Mi primer recuerdo de Itálca como escenario se remonta a 1982, a una calurosa noche de junio en que, a la vuelta de un viaje, me detuve a escuchar a Beethoven -lo interpretaban 130 músicos de la Orquesta de Leningrado- bajo las estrellas que cubrían la ciudad silente. A partir de ese momento volví cuantas veces pude. A ver teatro -el Edipo rey de José Luis Gómez, el hombre de la flor en la boca de Vittorio Gassam, entre otros- y, sobre todo, a partir de la especialización del Festival en 1988, a ver toda esa danza que, por falta de espacios y por otras personas, tuve la posibilidad de encontrarme con los grandes mitos de la danza moderna americana —Alwin Nikolais, Trisha Brown…—, eslabones fundamentales para comprender las corrientes actuales, y con las grandes compañías europeas, desde el Ballet de la Ópera de París al Cullberg Ballet o al Nederlands Dance Theater, que llegó en 1988 con un joven llamado Nacho Duato, al que tuve la suerte de entrevistar para El Público, la añorada revista en la que por entonces trabajaba -y que el propio Ministerio eliminó de forma irracional en 1992- y que nos encantó literalmente con su pieza Arenal, arropada en la voz cálida de Mª del Mar Bonet. Junto a ellos también recuerdo a las grandes compañías españolas de la época, como Bocanada Danza, en cuyas filas descubrí talentos como los de Mª José Ribot o Teresa Nieto.

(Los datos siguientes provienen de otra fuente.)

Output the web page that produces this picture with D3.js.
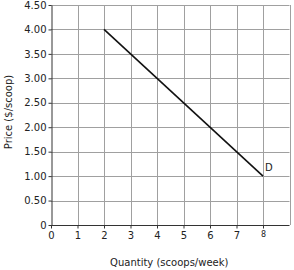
<!DOCTYPE html>
<html>
<head>
<meta charset="utf-8">
<script src="https://cdn.jsdelivr.net/npm/d3@7"></script>
<style>
body { margin: 0; background: #fff; }
text { font-family: "DejaVu Sans", sans-serif; fill: #222; }
.grid line { stroke: #a0a0a0; stroke-width: 1; }
.axis path, .axis line { stroke: #333; }
</style>
</head>
<body>
<div id="chart"></div>
<script>
// demand curve D
var qty = [2, 8];
var price = [4, 1];
var xTicks = [0, 1, 2, 3, 4, 5, 6, 7, 8];
var yTicks = [0, 0.5, 1, 1.5, 2, 2.5, 3, 3.5, 4, 4.5];
var yLabels = ["0", "0.50", "1.00", "1.50", "2.00", "2.50", "3.00", "3.50", "4.00", "4.50"];

var width = 294, height = 270;
var margin = {left: 51, top: 5, right: 5, bottom: 45};

var svg = d3.select("#chart").append("svg")
    .attr("width", width)
    .attr("height", height);

var x = d3.scaleLinear().domain([0, 9]).range([margin.left, width - margin.right + 0.5]);
var y = d3.scaleLinear().domain([0, 4.5]).range([height - margin.bottom, margin.top]);

var grid = svg.append("g").attr("class", "grid");
grid.selectAll("line.v")
    .data(d3.range(1, 10))
    .enter().append("line")
    .attr("class", "v")
    .attr("x1", function(d) { return Math.round(x(d)) + 0.5; })
    .attr("x2", function(d) { return Math.round(x(d)) + 0.5; })
    .attr("y1", y(0))
    .attr("y2", y(4.5));
grid.selectAll("line.h")
    .data(yTicks.slice(1))
    .enter().append("line")
    .attr("class", "h")
    .attr("y1", function(d) { return Math.round(y(d)) + 0.5; })
    .attr("y2", function(d) { return Math.round(y(d)) + 0.5; })
    .attr("x1", x(0))
    .attr("x2", x(9));

// y axis
var yAxis = svg.append("g")
    .attr("class", "axis")
    .attr("transform", "translate(" + (Math.round(x(0)) + 0.5) + ",0)")
    .call(d3.axisLeft(y).tickValues(yTicks).tickSize(3).tickSizeOuter(0)
        .tickFormat(function(d, i) { return yLabels[i]; }));
yAxis.selectAll("text").attr("font-size", 10).attr("x", -5);

// x axis
var xAxis = svg.append("g")
    .attr("class", "axis")
    .attr("transform", "translate(0," + (Math.round(y(0)) + 0.5) + ")")
    .call(d3.axisBottom(x).tickValues(xTicks).tickSize(3).tickSizeOuter(0)
        .tickFormat(d3.format("d")));
xAxis.select(".domain").attr("d", "M" + x(0) + ",0H" + x(9));
xAxis.selectAll("text").attr("font-size", function(d) { return d == 8 ? 8 : 10; })
    .attr("y", 6);

svg.selectAll(".axis text").attr("font-family", "DejaVu Sans, sans-serif").attr("fill", "#222");

// demand line
svg.append("line")
    .attr("x1", x(qty[0])).attr("y1", y(price[0]))
    .attr("x2", x(qty[1])).attr("y2", y(price[1]))
    .attr("stroke", "#111")
    .attr("stroke-width", 1.6);

svg.append("text")
    .attr("x", x(qty[1]) + 2)
    .attr("y", y(price[1]) - 5)
    .attr("font-size", 10)
    .text("D");

// axis titles
svg.append("text")
    .attr("x", (x(0) + x(9)) / 2 - 1)
    .attr("y", 266)
    .attr("text-anchor", "middle")
    .attr("font-size", 10)
    .text("Quantity (scoops/week)");

svg.append("text")
    .attr("transform", "translate(12,112) rotate(-90)")
    .attr("text-anchor", "middle")
    .attr("font-size", 10)
    .text("Price ($/scoop)");
</script>
</body>
</html>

Así, hasta 1992, se fue engrandeciendo un Festival rico y valiente que supo recoger, sin juzgarlas, todas las tendencias dancísticas del momento. Y lo hizo con una coherencia que hemos echado tanto de menos en los últimos años como el espacio que las albergó. Por ello, todos esperamos ilusionados que vuelva el Festival de Itálica para conquistar de nuevo su sitio en el actual mapa cultural de Sevilla. Sobre todo, para seguir encontrándonos y compartir veladas inolvidables.

Rosalía Gómez
Escritora y crítica de Danza de Diario de Sevilla.